How about this.  On a Altos 586(and 8086 base micro) if you pass the
compiler an unterminated string, it will cause the whole system to
crash.  I have done application development work on the 586 in C(not
recommended) and it crashes quite often.  I didn't not write one
line of assembler.
-- 
--------------------------------------------------------------------------------
Mike Wexler(trwrb!pertec!peregrine!mike) | Send all flames to:
15530 Rockfield, Building C              |	trwrb!pertec!peregrine!nobody
Irvine, Ca 92718                         | They will then be given the 
(714)855-3923                            | consideration they are due.

hanko@mot.UUCP (Jim Hanko) (06/26/85)

> I don't think it's quite fair to compare this "small model" with
> the small model provided by the Intel 8086 or 8088.  ...

> The real problem is if your 68000 system does not have an MMU.  ...
> In this case, you
> are limited to one "small model" process running at once, and it is
> very unlikely that the range ffff8000 to ffffffff is available.  You
> also have to watch out for the interrupt vectors.

> A fairer "small model" for the 68000 would use (Am,Dn.W) addressing
> modes, with the 16-bit pointer in Dn and some kind of base address
> in Am.  This would provide closer to the same capability that Intel
> small model provides.  But of course this would be slower than the
> large model!
> 
> --- Steve Villee (asuvax!anasazi!steve)
>     International Anasazi, Inc.


     Actually, one non-MMU M680*0 "small model" would involve using two
A-registers as the base of the code and data segments.  Then, the d(An) modes
could be substituted for the absolute short modes.  (Note: other formulations
are possible, including pointing to the middle of the segments, allowing
64K program and 64K data).

     Note that this would not "be slower than the large model!", but would
in fact cause the SAME SIZE AND SPEED code to be generated as my original
M680*0 "small model", which required an MMU.  The only loss it suffers is
that two of the A registers would no longer be available for register
variables (are they segment registers? :-). 

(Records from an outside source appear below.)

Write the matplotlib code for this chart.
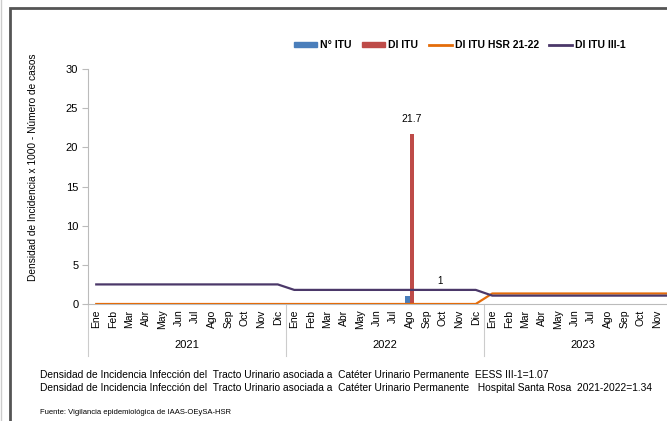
import matplotlib
matplotlib.use("Agg")
import matplotlib.pyplot as plt
import numpy as np
from matplotlib.patches import Patch, Rectangle
from matplotlib.lines import Line2D
import matplotlib.transforms as mtransforms

plt.rcParams['font.family'] = ['Liberation Sans Narrow', 'Liberation Sans', 'DejaVu Sans']

# data
meses = ['Ene', 'Feb', 'Mar', 'Abr', 'May', 'Jun', 'Jul', 'Ago', 'Sep', 'Oct', 'Nov', 'Dic']
anios = ['2021', '2022', '2023']
n_itu = [0, 0, 0, 0, 0, 0, 0, 0, 0, 0, 0, 0,
         0, 0, 0, 0, 0, 0, 0, 1, 0, 0, 0, 0,
         0, 0, 0, 0, 0, 0, 0, 0, 0, 0, 0, 0]
di_itu = [0, 0, 0, 0, 0, 0, 0, 0, 0, 0, 0, 0,
          0, 0, 0, 0, 0, 0, 0, 21.7, 0, 0, 0, 0,
          0, 0, 0, 0, 0, 0, 0, 0, 0, 0, 0, 0]
di_hsr = [0, 0, 0, 0, 0, 0, 0, 0, 0, 0, 0, 0,
          0, 0, 0, 0, 0, 0, 0, 0, 0, 0, 0, 0,
          1.34, 1.34, 1.34, 1.34, 1.34, 1.34, 1.34, 1.34, 1.34, 1.34, 1.34, 1.34]
di_iii = [2.5, 2.5, 2.5, 2.5, 2.5, 2.5, 2.5, 2.5, 2.5, 2.5, 2.5, 2.5,
          1.8, 1.8, 1.8, 1.8, 1.8, 1.8, 1.8, 1.8, 1.8, 1.8, 1.8, 1.8,
          1.07, 1.07, 1.07, 1.07, 1.07, 1.07, 1.07, 1.07, 1.07, 1.07, 1.07, 1.07]

labels = meses * len(anios)
x = np.arange(len(labels))

c_blue = '#4A7EBB'
c_red = '#BE4B48'
c_orange = '#E46C0A'
c_purple = '#4B3869'

fig = plt.figure(figsize=(6.67, 4.21), dpi=100)
ax = fig.add_axes([88 / 667, 117 / 421, 594 / 667, 235 / 421])

w = 0.28
ax.bar(x - w / 2, n_itu, width=w, color=c_blue, zorder=2)
ax.bar(x + w / 2, di_itu, width=w, color=c_red, zorder=2)
ax.plot(x, di_hsr, color=c_orange, lw=1.6, zorder=3)
ax.plot(x, di_iii, color=c_purple, lw=1.6, zorder=3)

# data labels
i_max = int(np.argmax(di_itu))
ax.text(x[i_max] + w / 2, di_itu[i_max] + 1.3, '21.7', ha='center', va='bottom', fontsize=7.5)
i_n = int(np.argmax(n_itu))
ax.text(x[i_n] + 1.85, 2.3, '1', ha='center', va='bottom', fontsize=7)

ax.set_xlim(-0.5, len(labels) - 0.5)
ax.set_ylim(0, 30)
ax.set_yticks(range(0, 31, 5))
ax.tick_params(axis='y', labelsize=8, length=4, color='#bbbbbb', pad=3)
ax.set_xticks(x)
ax.set_xticklabels(labels, rotation=90, fontsize=7.5)
ax.tick_params(axis='x', length=0, pad=4)
# last month label lies past the right edge of the picture
ax.get_xticklabels()[-1].set_visible(False)
for s in ['top', 'right']:
    ax.spines[s].set_visible(False)
ax.spines['left'].set_color('#bbbbbb')
ax.spines['bottom'].set_color('#bbbbbb')

ax.set_ylabel('Densidad de Incidencia x 1000 - Número de casos', fontsize=7.3)
ax.yaxis.set_label_coords(-0.085, 0.58)

# year groups below month labels
trans = mtransforms.blended_transform_factory(ax.transData, ax.transAxes)
for k in range(len(anios) + 1):
    xb = k * 12 - 0.5
    ax.plot([xb, xb], [0, -0.22], color='#cccccc', lw=0.8, transform=trans, clip_on=False)
for k, a in enumerate(anios):
    ax.text(k * 12 + 5.5, -0.175, a, ha='center', va='center', fontsize=8, transform=trans)

handles = [Patch(color=c_blue), Patch(color=c_red),
           Line2D([], [], color=c_orange, lw=2), Line2D([], [], color=c_purple, lw=2)]
fig.legend(handles, ['N° ITU', 'DI ITU', 'DI ITU HSR 21-22', 'DI ITU III-1'],
           loc='center', bbox_to_anchor=(0.69, 0.893), ncol=4, frameon=False,
           prop={'weight': 'bold', 'size': 7.5}, handlelength=2.2, handleheight=0.45,
           handletextpad=0.3, columnspacing=1.0)

fig.text(40 / 667, 1 - 375 / 421, 'Densidad de Incidencia Infección del  Tracto Urinario asociada a  Catéter Urinario Permanente  EESS III-1=1.07',
         fontsize=7.4, va='center')
fig.text(40 / 667, 1 - 388 / 421, 'Densidad de Incidencia Infección del  Tracto Urinario asociada a  Catéter Urinario Permanente   Hospital Santa Rosa  2021-2022=1.34',
         fontsize=7.4, va='center')
fig.text(40 / 667, 1 - 413 / 421, 'Fuente: Vigilancia epidemiológica de IAAS-OEySA-HSR', fontsize=5.5, va='center')

# outer frame
fig.patches.append(Rectangle((10 / 667, -0.1), 1.2, 1.1 - 8 / 421, transform=fig.transFigure,
                             fill=False, edgecolor='#555555', lw=2))
fig.add_artist(Line2D([1 / 667, 1 / 667], [0, 1], color='#cccccc', lw=1, transform=fig.transFigure))

fig.savefig('out.png', dpi=100)
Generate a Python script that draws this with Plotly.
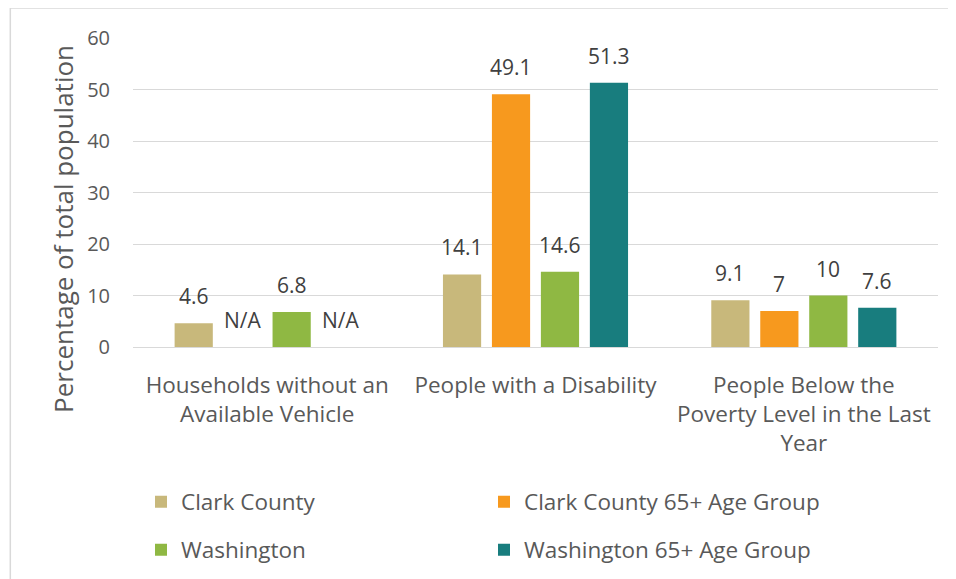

     The (Am,Dn.W) modes you mentioned would be used, as in the original
"small model", to index into arrays after their base is loaded into an A
register. 

		eg. a[i + 1] = c;  /* i int; c char; a char array */

	MMU small model:		non-MMU small model:
	(absolute short modes)		(assume A5 has base address of data)

	LEA.W	a,A0			LEA.W	a(A5),A0
	MOVE.W	i,D0			MOVE.W	i(A5),D0
	MOVE.B	c,1(A0,D0.W)		MOVE.B	c(A5),1(A0,D0.W)

     Both implementations require 14 bytes and 43 cycles on an M68000. 


================================
Jim Hanko, UNIX group, Motorola Microsystems, Tempe, AZ U.S.A
{seismo | ihnp4 } ! ut-sally ! oakhill ! mot ! hanko
================================
Disclaimer: the opinions expressed here are my own, but anyone may adopt them.